Music Therapy: The Perception of Sound

All that exists in the manifest state does so because it has a complementary unmanifest state that is its source, says Elizabeth Haich, elaborating on years of research on the subject. We perceive light, therefore, in the manifested state only because there exists an unmanifested state which is total darkness, she says. We hear sound only because there is an unmanifested state of absolute silence, the state from which all sound originates.

Therefore, sound is the source of silence and silence is the source of sound. All sound dissolves into silence; silence tends to manifest into sound. It is because of this principle* of sound and silence that esoteric musical philosophy recognised two complementary components which in Sanskrit writings are referred to as the “struck sound” – which we can hear – and the “unstruck sound” – which we cannot hear.

Unstruck sound is the centre from which all struck sound emanates. Through the practice of music one may experience the state of absolute equilibrium, absolute balance, perfect unity and harmony which exists both at its centre and our own, for both are identical to and inseparable from the unmanifest creative state of the cosmos. At the centre lies the perfect emptiness of total union to which we, music, and all manifested things aspire.

“Things”, in essence, are not “things” but processes in a state of continual becoming. Therefore music, as a manifestation of energy, is a force that interacts with the physical world for music influences our thoughts, our emotions, our dense physical bodies and the electro-magnetic field that surrounds us.

Because the entire physical cosmos is in continual movement, writes Lama Govinda with a great degree of affirmation in Foundations of Tibetan Mysticism… “All things or beings produce sounds according to their own nature and to the particular state in which they find themselves. This is because these beings and things are aggregates of atoms that dance and by their movements produce sounds. When the rhythm of the dance changes, the sound it produces also changes… Each atom perpetually sings its songs and the sound creates each moment dense and subtle sound forms. Just as there exist creative sounds, there exist destructive sounds. He who is able to produce both can, at will, create or destroy.”

These philosophical concepts became the foundation upon which all musical practice of the ancient world was formed.
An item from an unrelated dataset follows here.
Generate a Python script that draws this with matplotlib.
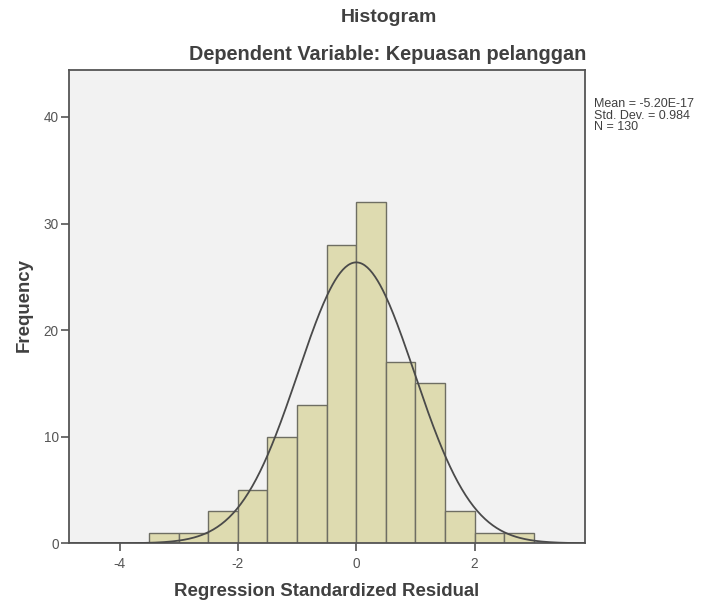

The musicians, shamans, priests, prophets and philosophers held one philosophical concept in common – that music represents a microcosm of the order of the universe and follows cosmological laws, and that through the practice of music one could better understand these laws as well as the intelligence behind them.
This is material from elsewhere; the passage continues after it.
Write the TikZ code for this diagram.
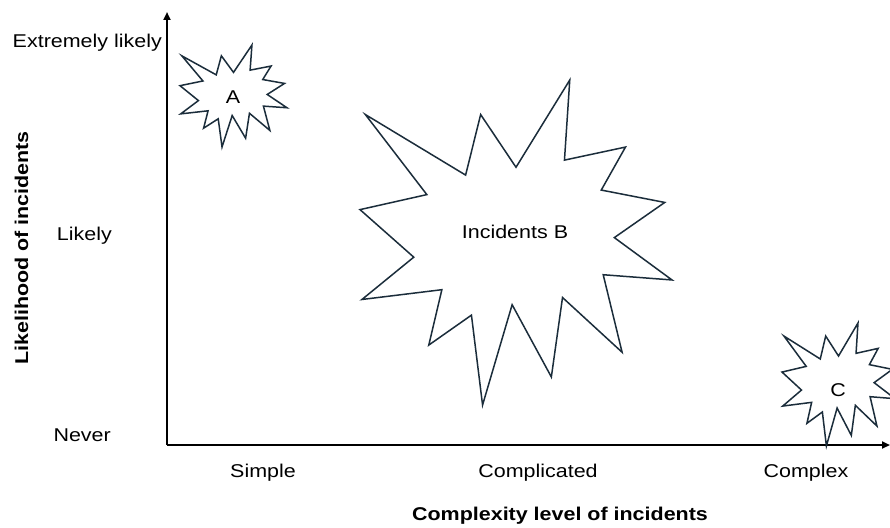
\documentclass[tikz,border=0pt]{standalone}
\usepackage{fontspec}
\setmainfont{Liberation Sans}[FakeStretch=1.16]
\usetikzlibrary{arrows.meta}

\definecolor{burstline}{HTML}{1B2D3B}

\tikzset{
  axisline/.style={line width=2pt, -{Triangle[length=8pt,width=7pt]}},
  burst/.style={draw=burstline, line width=1.5pt, fill=white, line join=miter},
  lbl/.style={font=\fontsize{18.5}{22}\selectfont, inner sep=0pt},
  axistitle/.style={font=\fontsize{18.5}{22}\selectfont\bfseries, inner sep=0pt},
}

% Explosion outline in a 216 x 216 box, placed at (#1,#2) and sized #3 x #4
\newcommand{\explosion}[4]{%
  \path[burst, shift={(#1,#2)}, xscale=#3/216, yscale=#4/216]
    (108,58) -- (145.22,0) -- (141.55,53.25) -- (183.80,44.57)
    -- (167.02,73.15) -- (210.97,81.37) -- (176.07,104.75) -- (216,132.90)
    -- (168.37,129.42) -- (181.45,180.95) -- (140.20,144.57) -- (132.47,197.37)
    -- (105.32,149.35) -- (84.85,216) -- (77.15,156.27) -- (47.62,176.17)
    -- (56.67,139.37) -- (1.35,145.87) -- (37.22,117.75) -- (0,86.15)
    -- (46.27,76.17) -- (3.70,22.95) -- (73.12,63.20) -- (83.52,22.95) -- cycle;}

\begin{document}
\begin{tikzpicture}[x=1pt, y=-1pt]
  \clip (0,0) rectangle (890,527);
  \fill[white] (0,0) rectangle (890,527);

  % axes
  \coordinate (origin) at (167,445);
  \coordinate (ytop) at (167,12);
  \coordinate (xend) at (890,445);
  \draw[axisline] (origin) -- (ytop);
  \draw[axisline] (origin) -- (xend);

  % vertical scale
  \node[lbl, anchor=base east] (extreme) at (162,48) {Extremely likely};
  \node[lbl, anchor=base east] (likely) at (112,240) {Likely};
  \node[lbl, anchor=base east] (never) at (111,441) {Never};
  \node[axistitle, anchor=base, rotate=90] (ytitle) at (28,248) {Likelihood of incidents};

  % horizontal scale
  \node[lbl, anchor=base] (simple) at (263,477) {Simple};
  \node[lbl, anchor=base] (complicated) at (538,477) {Complicated};
  \node[lbl, anchor=base] (complex) at (806,477) {Complex};
  \node[axistitle, anchor=base] (xtitle) at (560,520) {Complexity level of incidents};

  % incident groups
  \explosion{180}{45}{107}{102}
  \node[lbl, anchor=base] (incA) at (233,103) {A};
  \explosion{360}{80}{312}{325}
  \node[lbl, anchor=base] (incB) at (515,238) {Incidents B};
  \explosion{782}{323}{113}{123}
  \node[lbl, anchor=base] (incC) at (838,396) {C};
\end{tikzpicture}
\end{document}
The ethereal quality of music was regarded as a miniature of the ethereal substance that fills the vast spaces of the cosmos within which the celestial bodies move.

The rhythm of music, for example, reflected the movement of galaxies, stars and planets, of the sun and moon, the cycle of seasons, days and nights, the tides of the seas and the birth and death of our own cells.

Music was regarded as the force that could bring about harmony within the mind and body of Man, within the human community and ultimately within the heavenly bodies themselves – the fluidity of energy changing and merging with energy, the primordial force of the cosmos.